Scientists Urge Protections of Northwest Forests
(Washington, D.C., September 26, 2013) In a letter to Senator Ron Wyden (D-Ore.), more than 180 scientists expressed their strong support for retaining the protections of the Northwest Forest Plan that would otherwise be undermined if H.R. 1526, which passed in the House of Representative on Friday, becomes law. The bill mandates a major increase in logging in national forests to pay for services in several rural counties in Oregon.
In the open letter, the scientists state: “We are writing about attempts to increase logging on federal lands that would undermine the integrity of the Northwest Forest Plan, placing irreplaceable public values such as clean water, threatened fish and wildlife, carbon storage, and mature forests at risk.”
The scientists' letter points out that forests provide many essential benefits, including mitigating global climate change by sequestering and storing carbon.
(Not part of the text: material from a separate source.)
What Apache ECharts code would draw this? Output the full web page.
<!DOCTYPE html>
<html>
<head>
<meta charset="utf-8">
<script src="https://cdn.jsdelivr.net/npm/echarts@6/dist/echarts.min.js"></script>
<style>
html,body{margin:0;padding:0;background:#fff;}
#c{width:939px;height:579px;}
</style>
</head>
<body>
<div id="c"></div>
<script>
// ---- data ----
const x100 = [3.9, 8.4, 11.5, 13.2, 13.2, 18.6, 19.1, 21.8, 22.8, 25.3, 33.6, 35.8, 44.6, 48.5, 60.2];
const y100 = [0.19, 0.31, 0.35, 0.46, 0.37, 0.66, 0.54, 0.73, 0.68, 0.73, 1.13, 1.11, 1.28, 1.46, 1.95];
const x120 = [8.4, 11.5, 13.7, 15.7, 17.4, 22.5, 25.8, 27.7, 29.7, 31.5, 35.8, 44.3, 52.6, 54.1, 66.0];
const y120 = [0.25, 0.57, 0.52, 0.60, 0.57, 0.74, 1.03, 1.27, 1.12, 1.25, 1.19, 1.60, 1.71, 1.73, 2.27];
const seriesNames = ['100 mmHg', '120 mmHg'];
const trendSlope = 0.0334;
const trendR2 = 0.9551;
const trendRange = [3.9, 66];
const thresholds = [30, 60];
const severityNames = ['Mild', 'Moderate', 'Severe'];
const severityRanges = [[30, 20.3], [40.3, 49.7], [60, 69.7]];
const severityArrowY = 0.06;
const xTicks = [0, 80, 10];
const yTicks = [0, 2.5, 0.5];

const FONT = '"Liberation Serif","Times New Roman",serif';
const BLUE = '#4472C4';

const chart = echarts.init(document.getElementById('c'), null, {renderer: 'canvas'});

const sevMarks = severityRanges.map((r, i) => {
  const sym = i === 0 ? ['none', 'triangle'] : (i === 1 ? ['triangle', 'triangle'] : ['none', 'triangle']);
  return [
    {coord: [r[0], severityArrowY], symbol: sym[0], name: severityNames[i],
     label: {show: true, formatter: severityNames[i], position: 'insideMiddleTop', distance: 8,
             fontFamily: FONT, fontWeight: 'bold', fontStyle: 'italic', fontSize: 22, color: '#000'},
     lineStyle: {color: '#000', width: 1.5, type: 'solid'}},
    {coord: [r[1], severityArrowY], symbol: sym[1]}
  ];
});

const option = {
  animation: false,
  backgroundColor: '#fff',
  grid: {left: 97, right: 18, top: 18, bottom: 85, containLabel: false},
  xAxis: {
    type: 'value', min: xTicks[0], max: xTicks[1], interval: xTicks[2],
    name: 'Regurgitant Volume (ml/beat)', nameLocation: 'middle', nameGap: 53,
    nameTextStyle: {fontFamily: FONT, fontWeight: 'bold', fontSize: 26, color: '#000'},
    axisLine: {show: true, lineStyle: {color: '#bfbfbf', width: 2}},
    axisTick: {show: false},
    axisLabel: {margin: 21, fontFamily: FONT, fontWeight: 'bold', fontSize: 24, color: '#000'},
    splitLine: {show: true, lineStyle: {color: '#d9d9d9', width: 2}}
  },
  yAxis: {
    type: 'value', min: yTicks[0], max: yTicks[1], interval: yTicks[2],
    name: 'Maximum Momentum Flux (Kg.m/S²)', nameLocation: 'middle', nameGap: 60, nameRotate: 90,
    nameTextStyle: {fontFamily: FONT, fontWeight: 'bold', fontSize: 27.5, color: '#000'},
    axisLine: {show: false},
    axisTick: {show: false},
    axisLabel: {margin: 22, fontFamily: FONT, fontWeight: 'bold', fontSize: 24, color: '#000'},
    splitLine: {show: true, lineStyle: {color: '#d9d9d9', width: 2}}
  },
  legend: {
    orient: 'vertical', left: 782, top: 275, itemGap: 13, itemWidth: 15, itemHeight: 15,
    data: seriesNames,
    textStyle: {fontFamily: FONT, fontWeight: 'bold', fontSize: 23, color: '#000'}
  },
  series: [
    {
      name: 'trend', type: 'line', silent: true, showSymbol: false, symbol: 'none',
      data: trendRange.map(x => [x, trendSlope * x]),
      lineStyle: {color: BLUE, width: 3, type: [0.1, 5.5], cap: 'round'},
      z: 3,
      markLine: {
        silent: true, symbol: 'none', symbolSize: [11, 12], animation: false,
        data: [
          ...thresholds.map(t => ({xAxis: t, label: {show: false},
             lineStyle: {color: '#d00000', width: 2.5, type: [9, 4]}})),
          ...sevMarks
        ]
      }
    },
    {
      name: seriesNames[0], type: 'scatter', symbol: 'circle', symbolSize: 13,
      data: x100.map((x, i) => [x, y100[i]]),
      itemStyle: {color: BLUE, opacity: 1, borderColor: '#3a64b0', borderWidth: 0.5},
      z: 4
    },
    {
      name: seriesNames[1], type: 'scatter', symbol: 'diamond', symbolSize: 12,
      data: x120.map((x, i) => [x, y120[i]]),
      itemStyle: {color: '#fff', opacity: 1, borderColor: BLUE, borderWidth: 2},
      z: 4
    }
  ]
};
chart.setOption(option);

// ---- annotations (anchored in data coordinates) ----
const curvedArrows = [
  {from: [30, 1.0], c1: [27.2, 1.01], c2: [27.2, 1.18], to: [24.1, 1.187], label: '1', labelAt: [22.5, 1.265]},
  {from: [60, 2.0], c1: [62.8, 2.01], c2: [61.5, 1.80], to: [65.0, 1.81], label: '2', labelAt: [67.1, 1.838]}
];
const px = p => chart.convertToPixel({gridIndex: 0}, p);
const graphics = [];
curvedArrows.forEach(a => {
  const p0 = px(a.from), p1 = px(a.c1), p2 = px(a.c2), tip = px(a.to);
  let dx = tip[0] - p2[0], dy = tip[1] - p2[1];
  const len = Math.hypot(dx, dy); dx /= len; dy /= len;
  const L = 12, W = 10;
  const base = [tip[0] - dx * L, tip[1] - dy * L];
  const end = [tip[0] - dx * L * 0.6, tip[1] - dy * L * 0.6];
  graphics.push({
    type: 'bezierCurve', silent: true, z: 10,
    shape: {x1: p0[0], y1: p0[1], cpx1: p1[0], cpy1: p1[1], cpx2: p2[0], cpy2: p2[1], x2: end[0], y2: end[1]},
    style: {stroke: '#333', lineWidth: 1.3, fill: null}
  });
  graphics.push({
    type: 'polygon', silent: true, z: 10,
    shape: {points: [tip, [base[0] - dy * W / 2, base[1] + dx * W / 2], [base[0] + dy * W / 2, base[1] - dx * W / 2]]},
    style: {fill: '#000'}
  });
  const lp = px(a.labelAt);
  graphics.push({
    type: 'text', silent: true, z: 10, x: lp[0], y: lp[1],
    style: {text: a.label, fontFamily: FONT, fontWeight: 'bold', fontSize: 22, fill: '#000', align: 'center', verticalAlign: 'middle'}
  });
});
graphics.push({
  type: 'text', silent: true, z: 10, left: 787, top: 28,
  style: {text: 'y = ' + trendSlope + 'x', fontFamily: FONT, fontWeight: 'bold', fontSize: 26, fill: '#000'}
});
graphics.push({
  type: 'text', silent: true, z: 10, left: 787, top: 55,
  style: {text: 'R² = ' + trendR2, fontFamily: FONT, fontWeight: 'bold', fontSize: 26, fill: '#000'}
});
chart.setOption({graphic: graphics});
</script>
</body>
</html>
According to Dominick DellaSala, Chief Scientist of the Ashland, Oregon-based Geos Institute and author of the letter, “Public forests cleanse the air we breathe, regulate our climate, provide us with clean drinking water, and provide essential habitat for wild salmon. Cutting them down to solve the counties' fiscal crisis will bankrupt both the forests and counties in the long run.”
“We thank the Obama administration for issuing a veto threat against H.R. 1526 and for raising specific concerns with the logging bill sponsored by Representative DeFazio related to the revered lands designated as ‘O & C' lands decades ago,” said Steve Holmer, Senior Policy Advisor with American Bird Conservancy. “We also appreciate Senator Wyden's leadership in the renewal of the Secure Rural Schools Act, which will help support rural communities. We urge that its passage be one of Congress' top legislative priorities.”
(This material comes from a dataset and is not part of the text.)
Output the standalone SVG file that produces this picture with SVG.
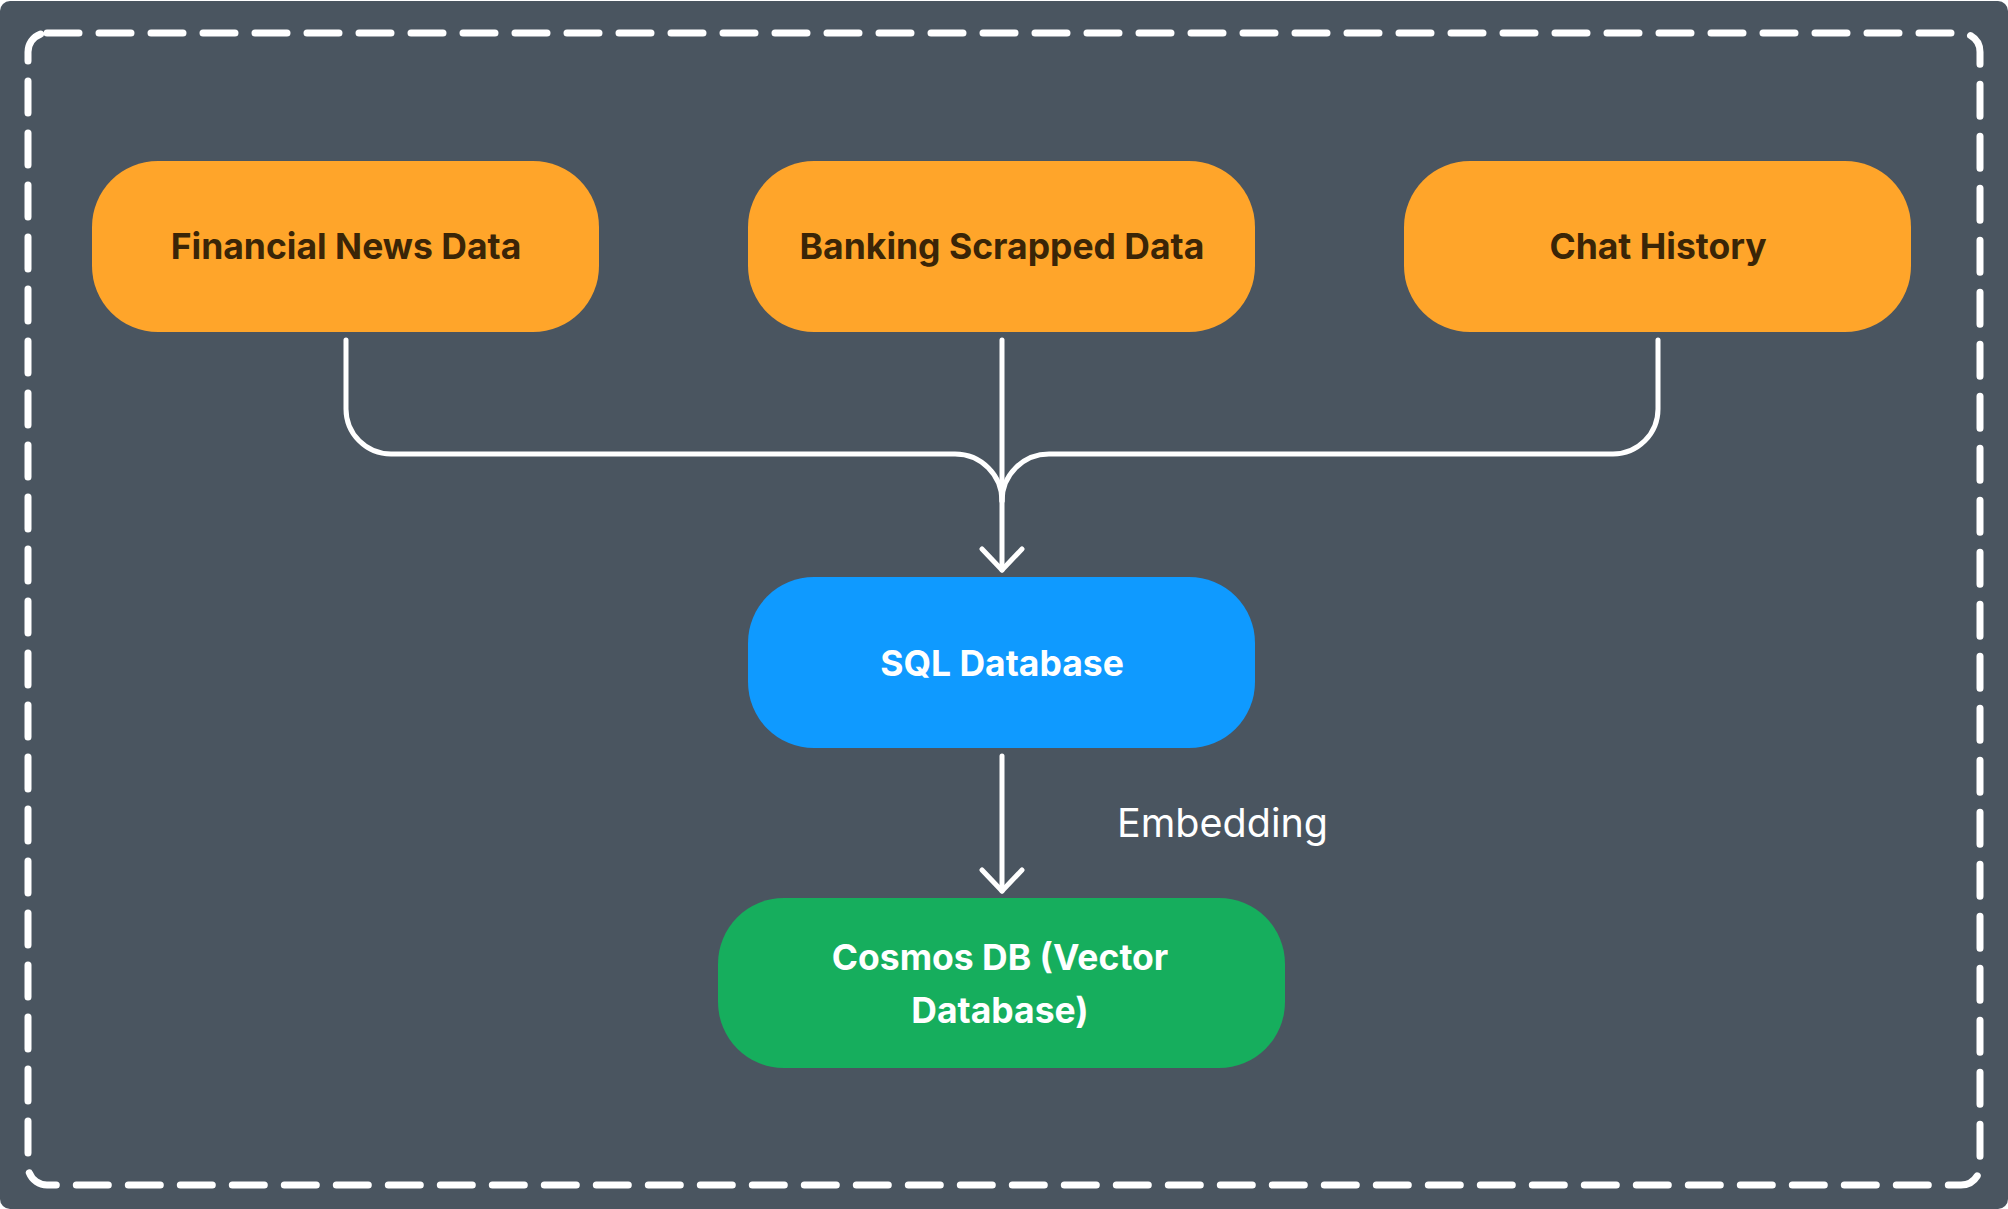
<svg xmlns="http://www.w3.org/2000/svg" width="2008" height="1209" viewBox="0 0 2008 1209">
  <style>
    .node-text { font-family: Inter, "Liberation Sans", sans-serif; font-weight: 700; font-size: 35.5px; text-anchor: middle; }
    .dark { fill: #3a2507; }
    .light { fill: #ffffff; }
    .conn { fill: none; stroke: #ffffff; stroke-width: 5; stroke-linecap: round; stroke-linejoin: round; }
    .label { font-family: Inter, "Liberation Sans", sans-serif; font-weight: 400; font-size: 39.5px; fill: #ffffff; }
  </style>
  <defs>
    <marker id="arrow" markerUnits="userSpaceOnUse" markerWidth="60" markerHeight="60" refX="0" refY="0" orient="auto" overflow="visible">
      <path d="M-21,-20 L0,0 L-21,20" fill="none" stroke="#ffffff" stroke-width="5" stroke-linecap="round" stroke-linejoin="round"/>
    </marker>
  </defs>
  <rect x="0" y="0" width="2008" height="1209" fill="#ffffff"/>
  <rect x="0" y="1" width="2008" height="1208" rx="10" fill="#4a5560"/>
  <rect id="boundary" x="28" y="33" width="1952" height="1152" rx="19" fill="none" stroke="#ffffff" stroke-width="7" stroke-linecap="round" stroke-dasharray="32 20"/>

  <g id="financial-news">
    <rect x="92" y="161" width="507" height="171" rx="66" fill="#ffa52a"/>
    <text class="node-text dark" x="346" y="259">Financial News Data</text>
  </g>
  <g id="banking-scrapped">
    <rect x="748" y="161" width="507" height="171" rx="66" fill="#ffa52a"/>
    <text class="node-text dark" x="1002" y="259">Banking Scrapped Data</text>
  </g>
  <g id="chat-history">
    <rect x="1404" y="161" width="507" height="171" rx="66" fill="#ffa52a"/>
    <text class="node-text dark" x="1658" y="259">Chat History</text>
  </g>
  <g id="sql-database">
    <rect x="748" y="577" width="507" height="171" rx="66" fill="#0f9aff"/>
    <text class="node-text light" x="1002" y="676">SQL Database</text>
  </g>
  <g id="cosmos-db">
    <rect x="718" y="898" width="567" height="170" rx="66" fill="#16ae5d"/>
    <text class="node-text light" x="1000" y="970">Cosmos DB (Vector</text>
    <text class="node-text light" x="1000" y="1023">Database)</text>
  </g>

  <g id="connectors">
    <path class="conn" d="M346,340 V409 A45,45 0 0 0 391,454 H955 A47,47 0 0 1 1002,501"/>
    <path class="conn" d="M1658,340 V409 A45,45 0 0 1 1613,454 H1049 A47,47 0 0 0 1002,501"/>
    <path class="conn" d="M1002,340 V570" marker-end="url(#arrow)"/>
    <path class="conn" d="M1002,756 V891" marker-end="url(#arrow)"/>
    <text class="label" x="1117" y="837">Embedding</text>
  </g>
</svg>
The administration's statement asserted that the DeFazio bill would “… undermine appropriate management and stewardship of [O & C] lands, which belong to all Americans, would compromise habitat for threatened and endangered species, and would create legal uncertainty over management of these lands as well as increase litigation risk.”
The Northwest Forest Plan is the only forest management plan that meets all federal legal requirements and received judicial approval. “Significant deviation from the Northwest Forest Plan will likely violate federal law, trigger intense social conflict, and disrupt the flow of timber that our federal forest lands are currently producing,” said Holmer.
According to Holmer, what's at risk are more than 1.5 million acres of Bureau of Land Management (BLM) lands in western Oregon that would be managed as a “timber trust” to maximize logging. These at-risk forests store the equivalent of 38 times Oregon's greenhouse gas pollutants and provide drinking water to over 1.5 million Oregonians, based on a new report published by the Geos Institute [Editor's note: report no longer online]. Oregon's unique older forests, in particular, represent an opportunity to implement President Obama's Climate Action Plan that calls for stepped-up forest protections as part of climate change actions on federal lands.
In western Oregon, BLM administers 2.6 million acres of public lands, approximately 2.1 million acres of which encompass the most at-risk lands, known as the O & C and Coos Bay Wagon Road holdings. These particular lands were part of federal land grants in the 1800s that were reconveyed to the federal government in 1916. They are managed under several federal statutes and BLM resource management plans linked to the Northwest Forest Plan. The O & C Lands Act of 1937 directs management of these lands for timber production and equally for watershed, local economic stability, and recreational purposes.